Multicast is a commonly-used protocol in exchange design. By configuring several receivers in the same multicast group, they will in theory receive data at the same time. However, UDP is an unreliable protocol and the datagram might not reach all the receivers. There are solutions to handle retransmission [29].
Colocation
While we are on the subject of fairness, it is a fact that a lot of exchanges offer colocation services, which put hedge funds or brokers’ servers in the same data center as the exchange. The latency in placing an order to the matching engine is essentially proportional to the length of the cable. Colocation does not break the notion of fairness. It can be considered as a paid-for VIP service.
Network security
An exchange usually provides some public interfaces and a DDoS attack is a real challenge. Here are a few techniques to combat DDoS:
- Isolate public services and data from private services, so DDoS attacks don't impact the most important clients. In case the same data is served, we can have multiple read-only copies to isolate problems.
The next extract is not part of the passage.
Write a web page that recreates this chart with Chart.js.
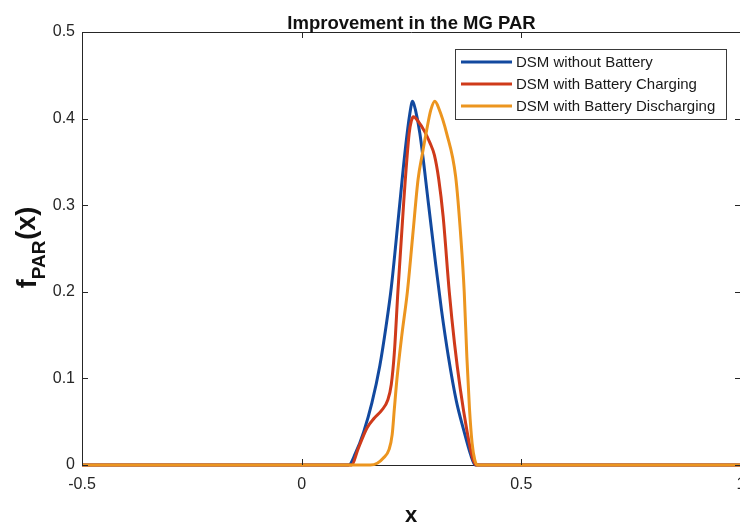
<!DOCTYPE html>
<html>
<head>
<meta charset="utf-8">
<script src="https://cdn.jsdelivr.net/npm/chart.js@4.4.1/dist/chart.umd.min.js"></script>
<style>
html,body{margin:0;padding:0;overflow:hidden;background:#fff;width:740px;height:525px;}
#wrap{position:absolute;left:0;top:0;width:770px;height:525px;}
</style>
</head>
<body>
<div id="wrap"><canvas id="c"></canvas></div>
<script>
const chartTitle = 'Improvement in the MG PAR';
const seriesNames = ['DSM without Battery', 'DSM with Battery Charging', 'DSM with Battery Discharging'];
const xTicks = [-0.5, 0, 0.5, 1];
const yTicks = [0, 0.1, 0.2, 0.3, 0.4, 0.5];

const blueX = [-0.5, 0.107, 0.122, 0.141, 0.160, 0.178, 0.192, 0.204, 0.221, 0.236, 0.246, 0.2524, 0.259, 0.269, 0.289, 0.305, 0.318, 0.334, 0.352, 0.369, 0.384, 0.395, 1];
const blueY = [0, 0, 0.013, 0.038, 0.072, 0.115, 0.16, 0.205, 0.29, 0.365, 0.405, 0.42, 0.41, 0.383, 0.30, 0.232, 0.18, 0.125, 0.074, 0.04, 0.013, 0, 0];

const redX = [-0.5, 0.114, 0.128, 0.149, 0.165, 0.182, 0.196, 0.204, 0.211, 0.219, 0.2326, 0.2447, 0.2495, 0.2545, 0.265, 0.280, 0.292, 0.302, 0.312, 0.322, 0.336, 0.348, 0.361, 0.376, 0.388, 0.397, 1];
const redY = [0, 0, 0.018, 0.043, 0.054, 0.063, 0.075, 0.093, 0.13, 0.20, 0.306, 0.383, 0.397, 0.402, 0.397, 0.385, 0.372, 0.358, 0.33, 0.287, 0.20, 0.14, 0.088, 0.04, 0.01, 0, 0];

const orangeX = [-0.5, 0.156, 0.172, 0.186, 0.199, 0.206, 0.211, 0.217, 0.228, 0.2406, 0.2528, 0.265, 0.275, 0.285, 0.294, 0.3032, 0.312, 0.330, 0.3505, 0.3627, 0.370, 0.376, 0.382, 0.388, 0.394, 0.400, 1];
const orangeY = [0, 0, 0.002, 0.008, 0.018, 0.035, 0.065, 0.10, 0.15, 0.20, 0.265, 0.33, 0.36, 0.388, 0.41, 0.42, 0.412, 0.383, 0.333, 0.26, 0.20, 0.125, 0.065, 0.025, 0.006, 0, 0];

const colors = ['#12499F', '#CF3A1A', '#EC951F'];
const FONT = '"Liberation Sans", Arial, Helvetica, sans-serif';
const AX = '#262626';

function pts(xs, ys){ return xs.map((x,i)=>({x:x, y:ys[i]})); }

const decor = {
  id: 'decor',
  afterDraw(chart){
    const ctx = chart.ctx, a = chart.chartArea;
    const xs = chart.scales.x, ys = chart.scales.y;
    ctx.save();
    ctx.strokeStyle = AX; ctx.lineWidth = 1;
    ctx.beginPath();
    ctx.moveTo(a.left, a.top + 0.5); ctx.lineTo(a.right, a.top + 0.5);
    ctx.moveTo(a.right + 0.5, a.top); ctx.lineTo(a.right + 0.5, a.bottom);
    ctx.stroke();
    const L = 6;
    ctx.beginPath();
    xTicks.forEach(v=>{
      const p = Math.round(xs.getPixelForValue(v)) + 0.5;
      ctx.moveTo(p, a.bottom); ctx.lineTo(p, a.bottom - L);
      ctx.moveTo(p, a.top); ctx.lineTo(p, a.top + L);
    });
    yTicks.forEach(v=>{
      const p = Math.round(ys.getPixelForValue(v)) + 0.5;
      ctx.moveTo(a.left, p); ctx.lineTo(a.left + L, p);
      ctx.moveTo(a.right, p); ctx.lineTo(a.right - L, p);
    });
    ctx.stroke();

    // title
    ctx.fillStyle = '#111';
    ctx.font = 'bold 18.5px ' + FONT;
    ctx.textAlign = 'center'; ctx.textBaseline = 'alphabetic';
    ctx.fillText(chartTitle, 411.5, 29);

    // x axis title
    ctx.font = 'bold 22px ' + FONT;
    ctx.fillText('x', 411, 522);

    // y axis title f_PAR(x)
    ctx.save();
    ctx.translate(36, 248);
    ctx.rotate(-Math.PI/2);
    ctx.textAlign = 'left';
    const f1 = 'bold 27px ' + FONT, f2 = 'bold 19px ' + FONT;
    ctx.font = f1; const w1 = ctx.measureText('f').width;
    ctx.font = f2; const w2 = ctx.measureText('PAR').width;
    ctx.font = f1; const w3 = ctx.measureText('(x)').width;
    let x0 = -(w1 + w2 + w3)/2;
    ctx.font = f1; ctx.fillText('f', x0, 0);
    ctx.font = f2; ctx.fillText('PAR', x0 + w1, 9);
    ctx.font = f1; ctx.fillText('(x)', x0 + w1 + w2 + 1, -1);
    ctx.restore();

    // legend
    const lx = 455, ly = 49, lw = 271, lh = 70;
    ctx.fillStyle = '#fff';
    ctx.fillRect(lx, ly, lw, lh);
    ctx.strokeStyle = '#3a3a3a'; ctx.lineWidth = 1;
    ctx.strokeRect(lx + 0.5, ly + 0.5, lw, lh);
    ctx.font = '15px ' + FONT;
    ctx.textAlign = 'left'; ctx.textBaseline = 'middle';
    seriesNames.forEach((n,i)=>{
      const yy = 62 + i*22;
      ctx.strokeStyle = colors[i]; ctx.lineWidth = 3;
      ctx.beginPath(); ctx.moveTo(461, yy); ctx.lineTo(512, yy); ctx.stroke();
      ctx.fillStyle = '#1a1a1a';
      ctx.fillText(n, 516, yy + 1);
    });
    ctx.restore();
  }
};

new Chart(document.getElementById('c'), {
  type: 'scatter',
  data: {
    datasets: [
      {label: seriesNames[0], data: pts(blueX, blueY), borderColor: colors[0], order: 3},
      {label: seriesNames[1], data: pts(redX, redY), borderColor: colors[1], order: 2},
      {label: seriesNames[2], data: pts(orangeX, orangeY), borderColor: colors[2], order: 1}
    ].map(d=>Object.assign(d, {showLine: true, pointRadius: 0, borderWidth: 3, cubicInterpolationMode: 'monotone', fill: false, clip: false}))
  },
  options: {
    responsive: true,
    maintainAspectRatio: false,
    animation: false,
    devicePixelRatio: 1,
    layout: {padding: {left: 0, top: 32, right: 29, bottom: 0}},
    plugins: {legend: {display: false}, tooltip: {enabled: false}, title: {display: false}},
    scales: {
      x: {
        type: 'linear', min: -0.5, max: 1,
        afterBuildTicks: s => { s.ticks = xTicks.map(v=>({value:v})); },
        afterFit: s => { s.height = 60; },
        grid: {display: false, drawTicks: false},
        border: {display: true, color: AX, width: 1},
        ticks: {color: AX, font: {family: FONT, size: 16}, padding: 10, maxRotation: 0,
                callback: v => String(v)}
      },
      y: {
        type: 'linear', min: 0, max: 0.5,
        afterBuildTicks: s => { s.ticks = yTicks.map(v=>({value:v})); },
        afterFit: s => { s.width = 82; },
        grid: {display: false, drawTicks: false},
        border: {display: true, color: AX, width: 1},
        ticks: {color: AX, font: {family: FONT, size: 16}, padding: 7,
                callback: v => String(v)}
      }
    }
  },
  plugins: [decor]
});
</script>
</body>
</html>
- Use a caching layer to store data that is infrequently updated. With good caching, most queries won’t hit databases.
- Harden URLs against DDoS attacks. For example, with an URL like https://my.website.com/data?from=123&to=456, an attacker can easily generate many different requests by changing the query string. Instead, URLs like this work better: https://my.website.com/data/recent. It can also be cached at the CDN layer.
- An effective safelist/blocklist mechanism is needed. Many network gateway products provide this type of functionality.
- Rate limiting is frequently used to defend against DDoS attacks.
Wrap Up
After reading this chapter, you may come to the conclusion that an ideal deployment model for a big exchange is to put everything on a single gigantic server or even one single process. Indeed, this is exactly how some exchanges are designed!
With the recent development of the cryptocurrency industry, many crypto exchanges use cloud infrastructure to deploy their services [30]. Some decentralized finance projects are based on the notion of AMM (Automatic Market Making) and don’t even need an order book.
The convenience provided by the cloud ecosystem changes some of the designs and lowers the threshold for entering the industry. This will surely inject innovative energy into the financial world.
Congratulations on getting this far! Now give yourself a pat on the back. Good job!